Published January 14, 2015
As Utah legislators slashed hundreds of millions of dollars to balance the state budget, lawmakers held on to one perk for themselves and thirsty state workers who survived the cuts: bottled water.
An Associated Press review of state finance records shows that Utah state agencies, excluding public colleges and universities, have spent more than $220,000 on bottled water since July.
While it's only a small portion of the $5.1 billion in state funds budgeted for this fiscal year, it's more than twice as much as the governor earns a year, and scores of programs have seen smaller amounts than that cut from their budgets in the past year.
States across the country are coming under increasing pressure to stop using bottled water as they look to save money and protect the environment by using fewer plastic bottles, which often end up in landfills and require large amounts of energy to produce and transport.
New York, Virginia and Illinois have each cut spending on bottled water while other states are considering it, including Connecticut.
Corporate Accountability International, a Boston-based nonprofit corporate watchdog group, has urged all 50 governors to end their state contracts with bottled water suppliers and request that federal economic stimulus funds be spent upgrading public water systems.
"It's really important because when states purchase bottled water, they essentially send the wrong message," said Deborah Lapidus, the nonprofit's senior organizer. "It's sort of like a chef that won't eat his own food."
Messages left with Gov.
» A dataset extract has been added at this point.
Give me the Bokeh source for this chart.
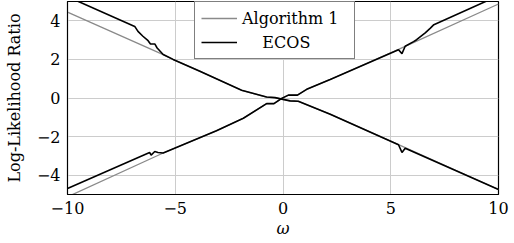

Jon Huntsman's spokeswoman were not immediately returned Thursday.
Government records on the state's new accountability Web site, transparent.utah.gov, show that the Utah Department of Corrections has spent the most money on bottled water this year: $65,000. The Department of Transportation, at $31,000, and the Judicial Branch, at $25,000, are next.
Angie Welling, spokeswoman for the Department of Corrections, said it's not surprising her agency spent the most on bottled water because it's one of the largest agencies in the state and many of its workers are in jobs requiring them to be physically active.
She said the department considered stopping the practice this past year to save money, but decided against it to keep employee morale from slipping further at a time employees were being asked to do more than ever because of staffing shortages.
"It was kind of a, 'If we have to do this, how bad has it gotten?"' Welling said.
Last year, the majority of about 250 mayors who attended the U.S. Conference of Mayors meeting in Miami voted to phase out government use of bottled water.
San Francisco canceled its city spending on bottled water in 2007, saving nearly $500,000 annually. Seattle, which stopped buying bottled water last year, is saving as much as $57,000 annually. Salt Lake City stopped buying bottles for personal use in 2006, although the cost savings is unclear.
"It's a simple way we can help the environment in terms of not producing more bottles in the first place and not filling landfills down the road," said Mayor Ralph Becker's spokeswoman Helen Langan. "We're trying to lead by example."